Australia’s government lashed out at “loose” comments by the former defence minister Thursday, after he revealed sensitive plans to buy US nuclear-powered submarines over their British rivals.
Peter Dutton, who left office as defence minister a few weeks ago after his conservative coalition lost elections, disclosed his previously secret plans to choose the US Virginia-class submarines.
The multibillion-dollar project is the centerpiece of Australian efforts to toughen its defences in the face of a more belligerent China under President Xi Jinping.
The comments by Dutton, who is now opposition leader, were “damaging to Australia’s national interest”, said the new defence minister and deputy prime minister, Richard Marles.
“The government has made no decision on the preferred submarine. All options are on the table,” he said in a statement sent to AFP.
The choice of contractor — Britain or the United States — will have a significant economic impact and would closely enmesh the Australian navy with that of the chosen nation.
Dutton wrote in The Australian that he had planned to buy two Virginia-class submarines from the United States by 2030 and build another eight to bring the total fleet strength to 10.
He said it became “obvious” to him as defence minister that the US submarines were a better choice, in an article apparently aimed at pushing the new government into following his plan.
Australia’s former government had agreed to acquire either US or British nuclear-powered but conventionally armed submarines as part of a three-way defence alliance known as AUKUS sealed last September.
Australia is conducting an 18-month study of its nuclear-powered submarine options as part of the AUKUS deal.
Marles described Dutton’s statements as “rank politics”.
“The comments are loose and undermine the AUKUS agreement,” he said.
The cost of building even a smaller fleet of eight submarines — Australia’s original plan — has been estimated by the Australian Strategic Policy Institute think-tank to be Aus$70 billion (US$50 billion) at an “absolute minimum”, before accounting for inflation.

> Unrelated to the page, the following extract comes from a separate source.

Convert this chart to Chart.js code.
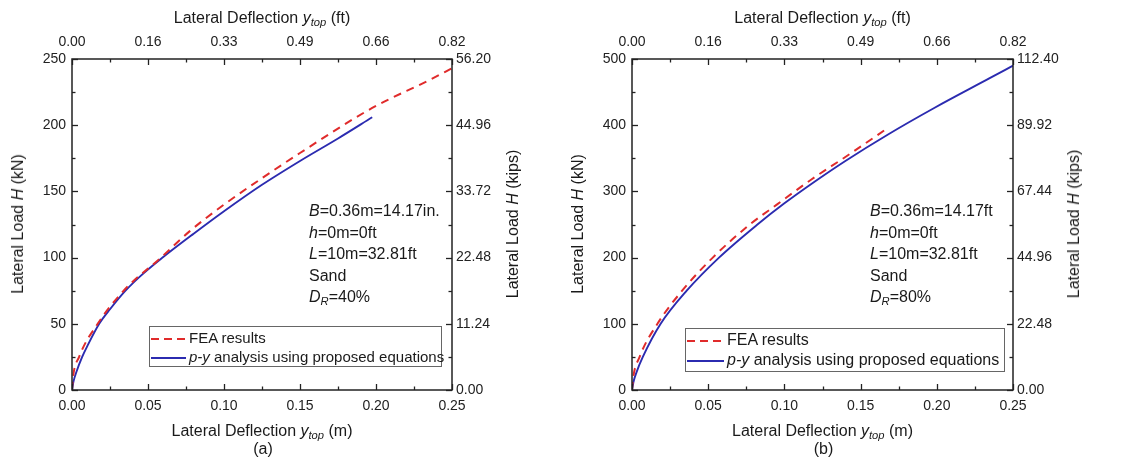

“Clearly these were confidential discussions that he had with the Americans which he was not prepared to disclose while he was in office, and yet he did so afterwards,” said Sam Roggeveen, director of the Lowy Institute’s international security program.
“It’s very unusual.”
The US submarines were capable of launching missiles vertically and were based on a “mature design”, Dutton wrote.
The British Astute-class option, however, involved a new design with “inevitable” cost blowouts and design faults, he said.

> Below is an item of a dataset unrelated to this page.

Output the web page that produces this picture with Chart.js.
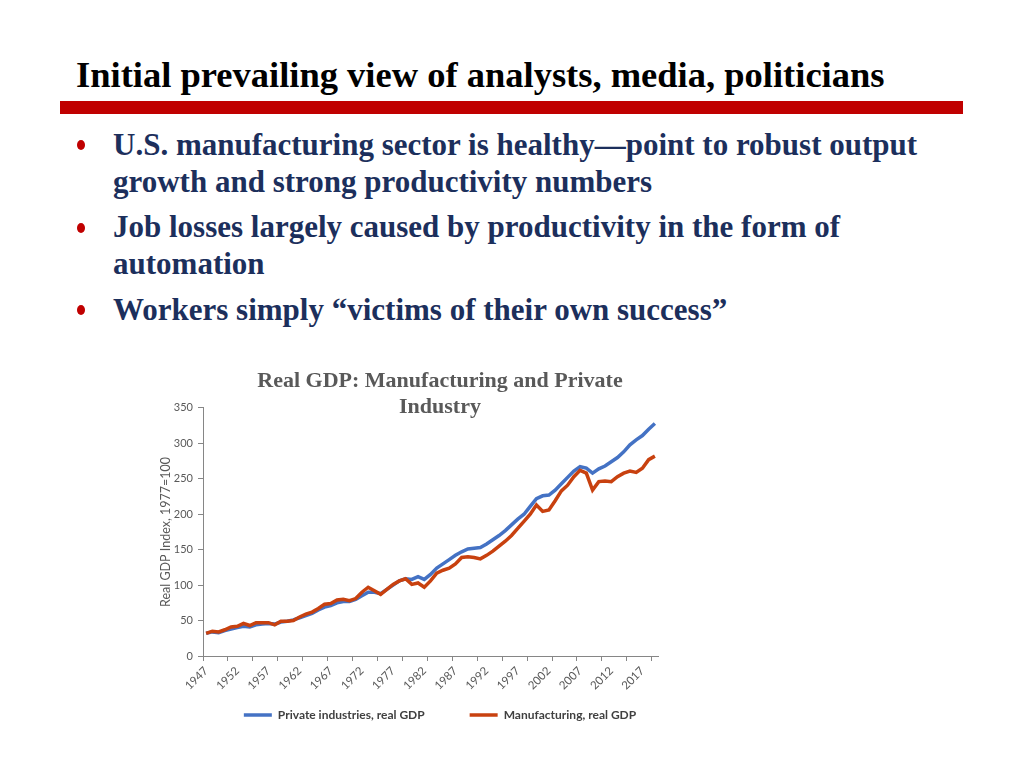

Dutton said nuclear-powered submarines are needed to compete with China because they are stealthier than Australia’s diesel-electric vessels, with no need to surface to recharge batteries.
To avoid a gap in replacing Australia’s ageing fleet of six Collins-class submarines, Dutton said he had planned to directly buy two of the US submarines “this decade”.
Under the plan, another eight of the US submarines would be built in South Australia, Dutton said.
This would avoid waiting until 2038 for the first US-designed submarines to be built in Australia, he said.
To “honor and respect” the British side, Dutton said he would have ordered more Hunter-class frigates or other defence material from Britain.
Dutton said he feared the new government was “on the cusp of making a very dangerous decision” such as building a new class of diesel-electric submarines.
Australia’s decision last year to buy US or British nuclear-powered submarines led to the scrapping of a multibillion-dollar submarine deal with France, infuriating Paris, which said it had been kept in the dark about the negotiations.